GOAL :: Find the string "this" and gather every line that holds it.

RECORDED INFORMATION ::
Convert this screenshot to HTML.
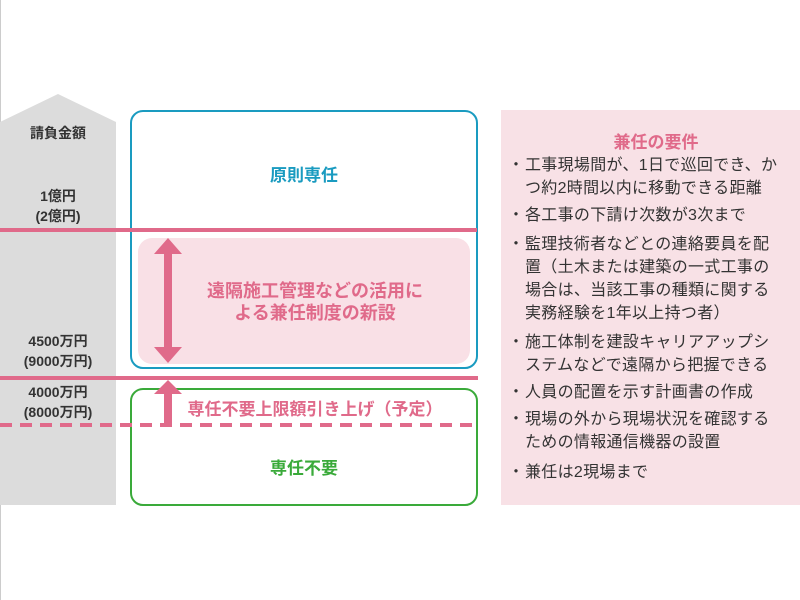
<!DOCTYPE html>
<html><head><meta charset="utf-8"><style>
body{margin:0;width:800px;height:600px;background:#fff;position:relative;overflow:hidden;font-family:"Liberation Sans","Noto Sans CJK JP",sans-serif;}
.a{position:absolute;white-space:nowrap;}
.l{position:absolute;left:0;width:116px;text-align:center;font-size:14px;font-weight:bold;color:#333;line-height:20px;}
.r{position:absolute;left:508px;font-size:16px;letter-spacing:0.3px;color:#333;line-height:23px;white-space:nowrap;}
.r span{display:inline-block;width:17px;}
</style></head><body>
<div class="a" style="left:0;top:0;width:1px;height:600px;background:#ccc"></div>
<svg class="a" style="left:0;top:0" width="800" height="600">
<polygon points="0,122 58,94 116,122 116,505 0,505" fill="#dcdcdc"/>
<rect x="131" y="111" width="346" height="257" rx="12" fill="#fff" stroke="#1a9bc0" stroke-width="2"/>
<rect x="138" y="238" width="332" height="126" rx="14" fill="#f9e0e6"/>
<rect x="131" y="389" width="346" height="116" rx="12" fill="#fff" stroke="#3aaa3a" stroke-width="2"/>
<line x1="0" y1="230" x2="477" y2="230" stroke="#e06a8a" stroke-width="4"/>
<line x1="0" y1="378" x2="478" y2="378" stroke="#e06a8a" stroke-width="4"/>
<line x1="0" y1="425" x2="477" y2="425" stroke="#e06a8a" stroke-width="4" stroke-dasharray="12,8"/>
<rect x="164" y="252" width="8" height="96" fill="#e06a8a"/>
<polygon points="168,238 182,254 154,254" fill="#e06a8a"/>
<polygon points="168,363 182,347 154,347" fill="#e06a8a"/>
<rect x="164" y="392" width="8" height="33" fill="#e06a8a"/>
<polygon points="168,380 182,394 154,394" fill="#e06a8a"/>
<rect x="501" y="110" width="299" height="395" fill="#f8e1e6"/>
</svg>
<div class="l" style="top:123px">請負金額</div>
<div class="l" style="top:186px">1億円<br>(2億円)</div>
<div class="l" style="top:331px">4500万円<br>(9000万円)</div>
<div class="l" style="top:382px">4000万円<br>(8000万円)</div>
<div class="a" style="left:130px;width:348px;text-align:center;top:161px;font-size:17px;font-weight:bold;color:#1a9bc0">原則専任</div>
<div class="a" style="left:150px;width:330px;text-align:center;top:280px;font-size:18px;line-height:22px;font-weight:bold;color:#e06a8a">遠隔施工管理などの活用に<br>よる兼任制度の新設</div>
<div class="a" style="left:180px;width:270px;text-align:center;top:395px;font-size:17px;font-weight:bold;color:#e06a8a">専任不要上限額引き上げ（予定）</div>
<div class="a" style="left:130px;width:348px;text-align:center;top:454px;font-size:17px;font-weight:bold;color:#3aaa3a">専任不要</div>
<div class="a" style="left:501px;width:310px;text-align:center;top:128px;font-size:17px;font-weight:bold;color:#e06a8a">兼任の要件</div>
<div class="r" style="top:154px"><span>・</span>工事現場間が、1日で巡回でき、か<br><span></span>つ約2時間以内に移動できる距離</div>
<div class="r" style="top:204px"><span>・</span>各工事の下請け次数が3次まで</div>
<div class="r" style="top:233px"><span>・</span>監理技術者などとの連絡要員を配<br><span></span>置（土木または建築の一式工事の<br><span></span>場合は、当該工事の種類に関する<br><span></span>実務経験を1年以上持つ者）</div>
<div class="r" style="top:331px"><span>・</span>施工体制を建設キャリアアップシ<br><span></span>ステムなどで遠隔から把握できる</div>
<div class="r" style="top:381px"><span>・</span>人員の配置を示す計画書の作成</div>
<div class="r" style="top:408px"><span>・</span>現場の外から現場状況を確認する<br><span></span>ための情報通信機器の設置</div>
<div class="r" style="top:461px"><span>・</span>兼任は2現場まで</div>
</body></html>
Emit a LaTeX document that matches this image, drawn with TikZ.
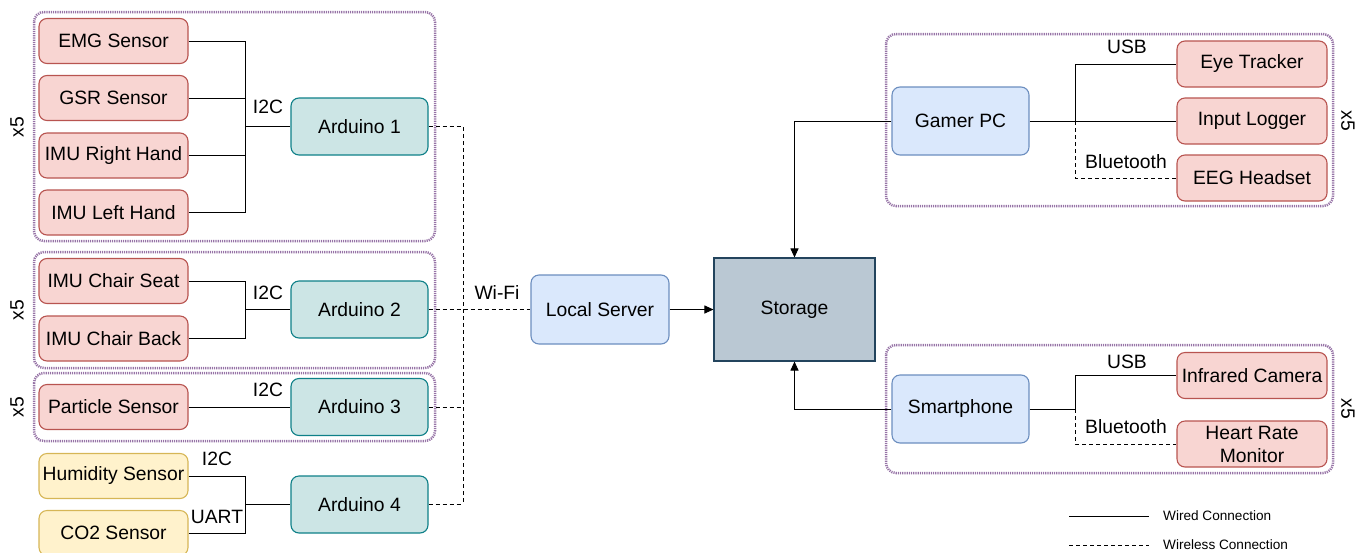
\documentclass[tikz,border=0pt]{standalone}
\usepackage{fontspec}
\setmainfont{Liberation Sans}
\usetikzlibrary{arrows.meta}
\definecolor{redfill}{HTML}{F8D5D2}
\definecolor{redline}{HTML}{B85450}
\definecolor{yelfill}{HTML}{FFF2CC}
\definecolor{yelline}{HTML}{D6B656}
\definecolor{tealfill}{HTML}{CCE5E5}
\definecolor{tealline}{HTML}{0E8088}
\definecolor{bluefill}{HTML}{DAE8FC}
\definecolor{blueline}{HTML}{6C8EBF}
\definecolor{stofill}{HTML}{BAC8D3}
\definecolor{stoline}{HTML}{23445D}
\definecolor{grpline}{HTML}{9673A6}
\begin{document}
\begin{tikzpicture}[x=1pt,y=-1pt,
  font=\fontsize{19.3}{22}\selectfont,
  boxbase/.style={rounded corners=8pt, line width=1.1pt, inner sep=0pt, align=center},
  redbox/.style={boxbase, fill=redfill, draw=redline, minimum width=149pt, minimum height=45pt},
  rredbox/.style={boxbase, fill=redfill, draw=redline, minimum width=150pt, minimum height=46pt},
  yelbox/.style={boxbase, fill=yelfill, draw=yelline, minimum width=149pt, minimum height=45pt},
  ardbox/.style={boxbase, fill=tealfill, draw=tealline, minimum width=137pt, minimum height=57pt},
  bluebox/.style={boxbase, fill=bluefill, draw=blueline, minimum width=137pt, minimum height=68pt},
  grp/.style={draw=grpline, line width=2.5pt, dash pattern=on 1.2pt off 1pt, rounded corners=10pt},
  wire/.style={draw=black, line width=1pt},
  wless/.style={draw=black, line width=1pt, dash pattern=on 4pt off 3pt},
  arr/.style={-{Triangle[width=8pt,length=9pt]}},
  lbl/.style={inner sep=0pt},
  leg/.style={inner sep=0pt, anchor=west, font=\fontsize{13.6}{15}\selectfont}
]
\useasboundingbox (0,0) rectangle (1362,552);

% groups
\draw[grp] (34,12) rectangle (435,241);
\draw[grp] (34,252) rectangle (435,368);
\draw[grp] (34,373) rectangle (435,441);
\draw[grp] (886,34) rectangle (1333,206);
\draw[grp] (886,345) rectangle (1333,473);

\node[lbl, rotate=90] (xa) at (17,127) {x5};
\node[lbl, rotate=90] (xb) at (17,310) {x5};
\node[lbl, rotate=90] (xc) at (17,407) {x5};
\node[lbl, rotate=-90] (xd) at (1348,121) {x5};
\node[lbl, rotate=-90] (xe) at (1348,409) {x5};

% left sensors
\node[redbox] (emg) at (113.5,41) {EMG Sensor};
\node[redbox] (gsr) at (113.5,98) {GSR Sensor};
\node[redbox] (imur) at (113.5,155.5) {IMU Right Hand};
\node[redbox] (imul) at (113.5,212.5) {IMU Left Hand};
\node[redbox] (seat) at (113.5,281) {IMU Chair Seat};
\node[redbox] (back) at (113.5,338.5) {IMU Chair Back};
\node[redbox] (part) at (113.5,407) {Particle Sensor};
\node[yelbox] (hum) at (113.5,476) {Humidity Sensor};
\node[yelbox] (co2) at (113.5,533) {CO2 Sensor};

\node[ardbox] (a1) at (359.5,126.5) {Arduino 1};
\node[ardbox] (a2) at (359.5,309.5) {Arduino 2};
\node[ardbox] (a3) at (359.5,407) {Arduino 3};
\node[ardbox] (a4) at (359.5,504.5) {Arduino 4};

\node[bluebox, minimum width=138pt, minimum height=69pt] (ls) at (600,309.5) {Local Server};
\node[draw=stoline, fill=stofill, line width=1.1pt, minimum width=161pt, minimum height=103pt, inner sep=0pt] (sto) at (794.5,309.5) {Storage};

\node[bluebox] (gpc) at (960.5,121) {Gamer PC};
\node[bluebox] (sp) at (960.5,409) {Smartphone};

\node[rredbox] (eye) at (1252,64) {Eye Tracker};
\node[rredbox] (inp) at (1252,121) {Input Logger};
\node[rredbox] (eeg) at (1252,178) {EEG Headset};
\node[rredbox] (ir) at (1252,375.5) {Infrared Camera};
\node[rredbox, font=\fontsize{19.3}{23}\selectfont] (hrm) at (1252,444) {Heart Rate\\Monitor};

% buses
\coordinate (b1) at (245,126.5);
\coordinate (b2) at (245,309.5);
\coordinate (b4) at (245,504.5);
\coordinate (w4) at (463,504.5);
\coordinate (gb) at (1075,121);
\coordinate (sb) at (1075,409);

\draw[wire] (emg.east) -| (b1);
\draw[wire] (gsr.east) -| (b1);
\draw[wire] (imur.east) -| (b1);
\draw[wire] (imul.east) -| (b1);
\draw[wire] (b1) -- (a1.west);
\draw[wire] (seat.east) -| (b2);
\draw[wire] (back.east) -| (b2);
\draw[wire] (b2) -- (a2.west);
\draw[wire] (part.east) -- (a3.west);
\draw[wire] (hum.east) -| (b4);
\draw[wire] (co2.east) -| (b4);
\draw[wire] (b4) -- (a4.west);

\node[lbl] (l1) at (268,107) {I2C};
\node[lbl] (l2) at (268,293) {I2C};
\node[lbl] (l3) at (268,390) {I2C};
\node[lbl] (l4) at (217,459) {I2C};
\node[lbl] (l5) at (217,517) {UART};

% wireless
\draw[wless] (a1.east) -| (w4);
\draw[wless] (a4.east) -- (w4);
\draw[wless] (a3.east) -- (a3.east -| w4);
\draw[wless] (a2.east) -- (ls.west);
\node[lbl] (wifi) at (497,293) {Wi-Fi};

\draw[wire, arr] (ls.east) -- (sto.west);
\draw[wire, arr] (gpc.west) -| (sto.north);
\draw[wire, arr] (sp.west) -| (sto.south);

% right
\draw[wire] (gpc.east) -- (inp.west);
\draw[wire] (gb) |- (eye.west);
\draw[wless] (gb) |- (eeg.west);
\node[lbl] (usb1) at (1127,47) {USB};
\node[lbl] (bt1) at (1126,162) {Bluetooth};

\draw[wire] (sp.east) -- (sb);
\draw[wire] (sb) |- (ir.west);
\draw[wless] (sb) |- (hrm.west);
\node[lbl] (usb2) at (1127,362) {USB};
\node[lbl] (bt2) at (1126,427) {Bluetooth};

% legend
\coordinate (lw1) at (1069,516);
\coordinate (lw2) at (1149,516);
\coordinate (ld1) at (1069,545);
\coordinate (ld2) at (1149,545);
\draw[wire] (lw1) -- (lw2);
\draw[wless] (ld1) -- (ld2);
\node[leg] (lt1) at (1163,516) {Wired Connection};
\node[leg] (lt2) at (1163,545) {Wireless Connection};
\end{tikzpicture}
\end{document}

COMPLETED EXERCISE ::
Convert this screenshot to HTML.
Emit a LaTeX document that matches this image, drawn with TikZ.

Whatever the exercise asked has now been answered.